— Start —
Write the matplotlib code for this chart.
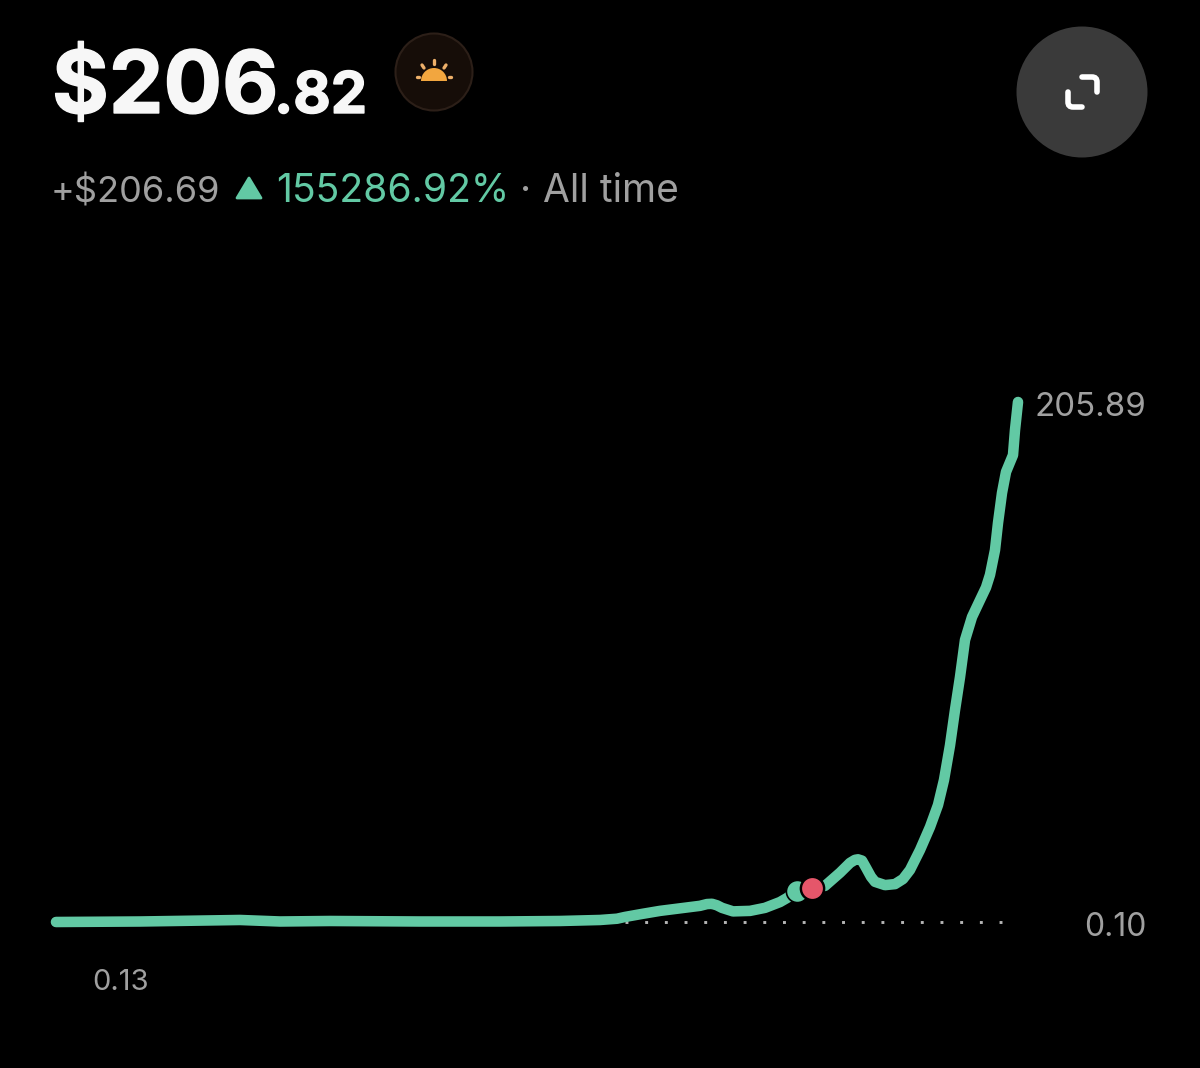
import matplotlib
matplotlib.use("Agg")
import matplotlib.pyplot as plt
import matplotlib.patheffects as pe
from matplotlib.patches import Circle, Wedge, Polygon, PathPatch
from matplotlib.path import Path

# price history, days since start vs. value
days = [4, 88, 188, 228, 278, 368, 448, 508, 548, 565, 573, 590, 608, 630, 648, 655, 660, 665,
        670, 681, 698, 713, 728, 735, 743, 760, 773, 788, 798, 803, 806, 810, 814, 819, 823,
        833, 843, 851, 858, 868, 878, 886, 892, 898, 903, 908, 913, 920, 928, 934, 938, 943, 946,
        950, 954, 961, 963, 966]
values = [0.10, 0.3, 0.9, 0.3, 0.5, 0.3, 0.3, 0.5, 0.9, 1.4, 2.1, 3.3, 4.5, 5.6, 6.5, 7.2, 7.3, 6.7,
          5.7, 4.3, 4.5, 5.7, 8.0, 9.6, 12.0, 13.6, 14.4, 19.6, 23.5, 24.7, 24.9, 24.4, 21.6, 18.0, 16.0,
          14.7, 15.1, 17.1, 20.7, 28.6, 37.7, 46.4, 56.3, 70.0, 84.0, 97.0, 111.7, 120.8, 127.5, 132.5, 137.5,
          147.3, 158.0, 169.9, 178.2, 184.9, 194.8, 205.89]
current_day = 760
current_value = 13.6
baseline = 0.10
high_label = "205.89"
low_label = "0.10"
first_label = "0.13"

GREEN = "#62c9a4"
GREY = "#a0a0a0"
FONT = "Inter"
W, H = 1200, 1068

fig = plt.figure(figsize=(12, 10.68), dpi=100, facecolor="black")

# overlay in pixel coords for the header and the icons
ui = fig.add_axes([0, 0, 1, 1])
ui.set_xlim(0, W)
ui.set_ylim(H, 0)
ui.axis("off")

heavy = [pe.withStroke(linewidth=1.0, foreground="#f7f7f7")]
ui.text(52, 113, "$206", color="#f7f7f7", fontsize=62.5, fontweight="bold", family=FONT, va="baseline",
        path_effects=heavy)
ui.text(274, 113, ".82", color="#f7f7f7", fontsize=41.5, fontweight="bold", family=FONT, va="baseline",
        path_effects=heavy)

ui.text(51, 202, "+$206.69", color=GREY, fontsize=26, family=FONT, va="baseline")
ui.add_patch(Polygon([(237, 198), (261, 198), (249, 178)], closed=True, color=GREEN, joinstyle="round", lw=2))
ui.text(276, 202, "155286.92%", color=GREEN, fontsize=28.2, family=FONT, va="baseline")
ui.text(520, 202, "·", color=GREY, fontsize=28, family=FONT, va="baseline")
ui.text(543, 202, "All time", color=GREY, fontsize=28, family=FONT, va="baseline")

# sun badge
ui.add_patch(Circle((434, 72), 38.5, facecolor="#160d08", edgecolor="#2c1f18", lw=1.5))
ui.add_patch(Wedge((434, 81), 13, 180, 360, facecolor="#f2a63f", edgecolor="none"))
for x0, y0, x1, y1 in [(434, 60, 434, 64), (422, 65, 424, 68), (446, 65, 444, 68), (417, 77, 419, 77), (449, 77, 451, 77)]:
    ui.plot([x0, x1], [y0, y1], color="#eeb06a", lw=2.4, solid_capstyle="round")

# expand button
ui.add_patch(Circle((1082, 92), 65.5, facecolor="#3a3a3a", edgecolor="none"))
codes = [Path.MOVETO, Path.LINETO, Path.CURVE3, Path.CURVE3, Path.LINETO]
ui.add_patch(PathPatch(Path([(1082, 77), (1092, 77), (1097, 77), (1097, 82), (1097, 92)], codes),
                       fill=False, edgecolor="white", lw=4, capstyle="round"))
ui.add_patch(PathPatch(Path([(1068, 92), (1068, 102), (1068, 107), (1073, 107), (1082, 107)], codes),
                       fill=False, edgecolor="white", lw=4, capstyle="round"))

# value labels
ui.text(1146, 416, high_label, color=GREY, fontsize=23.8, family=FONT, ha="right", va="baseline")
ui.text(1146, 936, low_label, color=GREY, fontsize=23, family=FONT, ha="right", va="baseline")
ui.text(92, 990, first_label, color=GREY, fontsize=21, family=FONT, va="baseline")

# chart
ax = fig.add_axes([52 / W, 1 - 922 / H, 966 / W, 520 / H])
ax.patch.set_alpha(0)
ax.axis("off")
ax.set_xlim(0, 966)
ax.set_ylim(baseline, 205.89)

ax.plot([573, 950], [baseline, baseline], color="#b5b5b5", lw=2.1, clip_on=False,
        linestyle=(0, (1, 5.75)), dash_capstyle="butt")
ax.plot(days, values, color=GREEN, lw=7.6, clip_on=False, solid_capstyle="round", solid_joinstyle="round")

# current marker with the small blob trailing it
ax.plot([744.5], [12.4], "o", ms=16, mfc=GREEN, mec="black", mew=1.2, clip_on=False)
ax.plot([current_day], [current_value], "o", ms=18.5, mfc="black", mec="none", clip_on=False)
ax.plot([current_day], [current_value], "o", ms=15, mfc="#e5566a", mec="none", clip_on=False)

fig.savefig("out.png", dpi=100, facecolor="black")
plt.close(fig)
— End —
# [Exercise requirements]
Go from the first line of the listing to the line holding "from matplotlib.path import Path" and, please, transcribe those lines exactly, both included, with no pictures.

# [Response to the exercise]
Write the matplotlib code for this chart.
import matplotlib
matplotlib.use("Agg")
import matplotlib.pyplot as plt
import matplotlib.patheffects as pe
from matplotlib.patches import Circle, Wedge, Polygon, PathPatch
from matplotlib.path import Path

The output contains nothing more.